--- Begin ---

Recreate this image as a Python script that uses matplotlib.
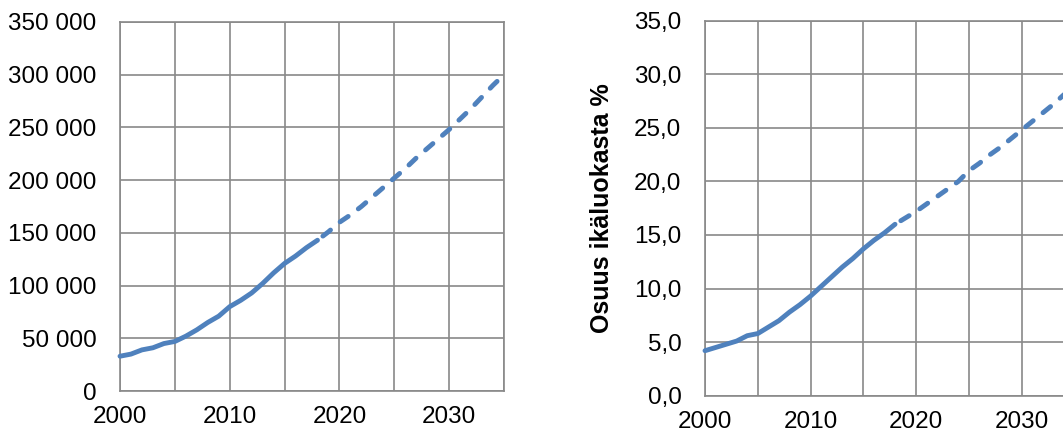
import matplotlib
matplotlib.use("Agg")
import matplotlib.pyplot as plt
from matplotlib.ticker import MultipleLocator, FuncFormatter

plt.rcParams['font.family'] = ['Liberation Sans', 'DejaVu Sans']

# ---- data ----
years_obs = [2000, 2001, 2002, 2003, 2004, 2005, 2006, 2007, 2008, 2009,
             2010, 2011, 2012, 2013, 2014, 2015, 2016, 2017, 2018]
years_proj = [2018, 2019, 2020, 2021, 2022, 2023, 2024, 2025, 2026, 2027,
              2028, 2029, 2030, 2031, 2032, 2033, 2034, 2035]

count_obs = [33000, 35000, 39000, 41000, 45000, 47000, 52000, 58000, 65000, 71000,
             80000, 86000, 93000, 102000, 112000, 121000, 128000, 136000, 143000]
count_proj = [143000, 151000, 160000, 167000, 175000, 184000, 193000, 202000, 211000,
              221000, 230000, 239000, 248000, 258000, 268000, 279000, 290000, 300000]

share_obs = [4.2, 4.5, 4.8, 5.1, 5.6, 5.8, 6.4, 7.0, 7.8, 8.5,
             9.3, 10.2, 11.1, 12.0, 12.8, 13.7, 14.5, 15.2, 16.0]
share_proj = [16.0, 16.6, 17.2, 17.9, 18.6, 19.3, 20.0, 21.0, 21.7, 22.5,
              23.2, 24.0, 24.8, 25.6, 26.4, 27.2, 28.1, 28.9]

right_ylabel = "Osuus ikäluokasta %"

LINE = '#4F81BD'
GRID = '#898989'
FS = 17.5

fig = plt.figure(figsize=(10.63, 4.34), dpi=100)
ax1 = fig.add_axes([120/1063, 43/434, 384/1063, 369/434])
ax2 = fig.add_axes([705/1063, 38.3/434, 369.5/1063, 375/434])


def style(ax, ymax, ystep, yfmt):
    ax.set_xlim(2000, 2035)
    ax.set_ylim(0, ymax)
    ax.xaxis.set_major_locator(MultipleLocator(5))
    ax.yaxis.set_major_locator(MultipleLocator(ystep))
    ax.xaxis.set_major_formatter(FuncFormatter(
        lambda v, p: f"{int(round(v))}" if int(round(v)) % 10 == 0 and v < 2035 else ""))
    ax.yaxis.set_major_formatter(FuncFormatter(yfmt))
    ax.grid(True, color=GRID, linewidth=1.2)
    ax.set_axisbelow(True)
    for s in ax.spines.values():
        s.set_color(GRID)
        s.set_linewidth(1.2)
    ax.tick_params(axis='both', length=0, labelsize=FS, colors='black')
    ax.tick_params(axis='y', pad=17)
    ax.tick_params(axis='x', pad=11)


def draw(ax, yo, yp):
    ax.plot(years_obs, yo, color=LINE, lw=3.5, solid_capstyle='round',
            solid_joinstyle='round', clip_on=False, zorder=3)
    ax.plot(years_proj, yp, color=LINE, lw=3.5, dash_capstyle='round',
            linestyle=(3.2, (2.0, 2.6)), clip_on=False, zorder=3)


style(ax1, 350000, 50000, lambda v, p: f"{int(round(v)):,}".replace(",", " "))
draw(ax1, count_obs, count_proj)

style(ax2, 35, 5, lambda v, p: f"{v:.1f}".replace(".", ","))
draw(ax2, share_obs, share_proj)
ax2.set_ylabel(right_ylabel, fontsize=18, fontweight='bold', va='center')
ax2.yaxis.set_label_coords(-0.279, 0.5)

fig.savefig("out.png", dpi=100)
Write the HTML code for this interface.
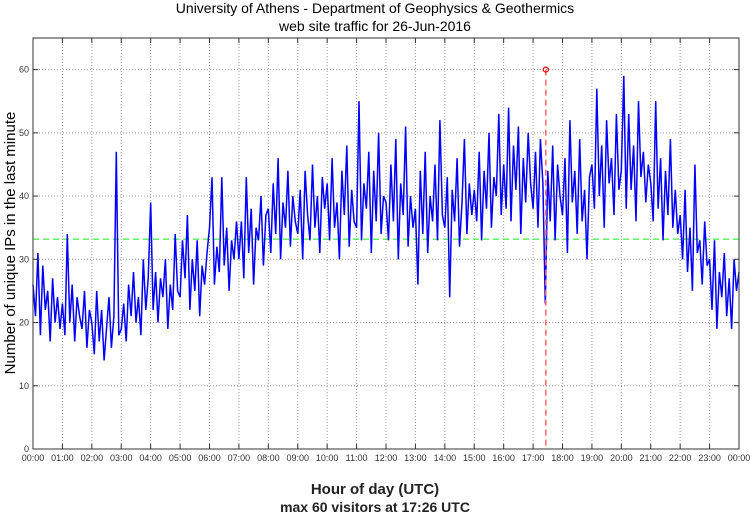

--- End ---

- _GIVEN REQUEST_
All of the records above must be copied exactly, except for the pictures.

- _SOLUTION FOR THIS PROBLEM_
Recreate this image as a Python script that uses matplotlib.
import matplotlib
matplotlib.use("Agg")
import matplotlib.pyplot as plt
from matplotlib.ticker import MultipleLocator, FuncFormatter

plt.rcParams['font.family'] = ['Liberation Sans', 'DejaVu Sans']

# ---- data ----
years_obs = [2000, 2001, 2002, 2003, 2004, 2005, 2006, 2007, 2008, 2009,
             2010, 2011, 2012, 2013, 2014, 2015, 2016, 2017, 2018]
years_proj = [2018, 2019, 2020, 2021, 2022, 2023, 2024, 2025, 2026, 2027,
              2028, 2029, 2030, 2031, 2032, 2033, 2034, 2035]

count_obs = [33000, 35000, 39000, 41000, 45000, 47000, 52000, 58000, 65000, 71000,
             80000, 86000, 93000, 102000, 112000, 121000, 128000, 136000, 143000]
count_proj = [143000, 151000, 160000, 167000, 175000, 184000, 193000, 202000, 211000,
              221000, 230000, 239000, 248000, 258000, 268000, 279000, 290000, 300000]

share_obs = [4.2, 4.5, 4.8, 5.1, 5.6, 5.8, 6.4, 7.0, 7.8, 8.5,
             9.3, 10.2, 11.1, 12.0, 12.8, 13.7, 14.5, 15.2, 16.0]
share_proj = [16.0, 16.6, 17.2, 17.9, 18.6, 19.3, 20.0, 21.0, 21.7, 22.5,
              23.2, 24.0, 24.8, 25.6, 26.4, 27.2, 28.1, 28.9]

right_ylabel = "Osuus ikäluokasta %"

LINE = '#4F81BD'
GRID = '#898989'
FS = 17.5

fig = plt.figure(figsize=(10.63, 4.34), dpi=100)
ax1 = fig.add_axes([120/1063, 43/434, 384/1063, 369/434])
ax2 = fig.add_axes([705/1063, 38.3/434, 369.5/1063, 375/434])


def style(ax, ymax, ystep, yfmt):
    ax.set_xlim(2000, 2035)
    ax.set_ylim(0, ymax)
    ax.xaxis.set_major_locator(MultipleLocator(5))
    ax.yaxis.set_major_locator(MultipleLocator(ystep))
    ax.xaxis.set_major_formatter(FuncFormatter(
        lambda v, p: f"{int(round(v))}" if int(round(v)) % 10 == 0 and v < 2035 else ""))
    ax.yaxis.set_major_formatter(FuncFormatter(yfmt))
    ax.grid(True, color=GRID, linewidth=1.2)
    ax.set_axisbelow(True)
    for s in ax.spines.values():
        s.set_color(GRID)
        s.set_linewidth(1.2)
    ax.tick_params(axis='both', length=0, labelsize=FS, colors='black')
    ax.tick_params(axis='y', pad=17)
    ax.tick_params(axis='x', pad=11)


def draw(ax, yo, yp):
    ax.plot(years_obs, yo, color=LINE, lw=3.5, solid_capstyle='round',
            solid_joinstyle='round', clip_on=False, zorder=3)
    ax.plot(years_proj, yp, color=LINE, lw=3.5, dash_capstyle='round',
            linestyle=(3.2, (2.0, 2.6)), clip_on=False, zorder=3)


style(ax1, 350000, 50000, lambda v, p: f"{int(round(v)):,}".replace(",", " "))
draw(ax1, count_obs, count_proj)

style(ax2, 35, 5, lambda v, p: f"{v:.1f}".replace(".", ","))
draw(ax2, share_obs, share_proj)
ax2.set_ylabel(right_ylabel, fontsize=18, fontweight='bold', va='center')
ax2.yaxis.set_label_coords(-0.279, 0.5)

fig.savefig("out.png", dpi=100)
Write the HTML code for this interface.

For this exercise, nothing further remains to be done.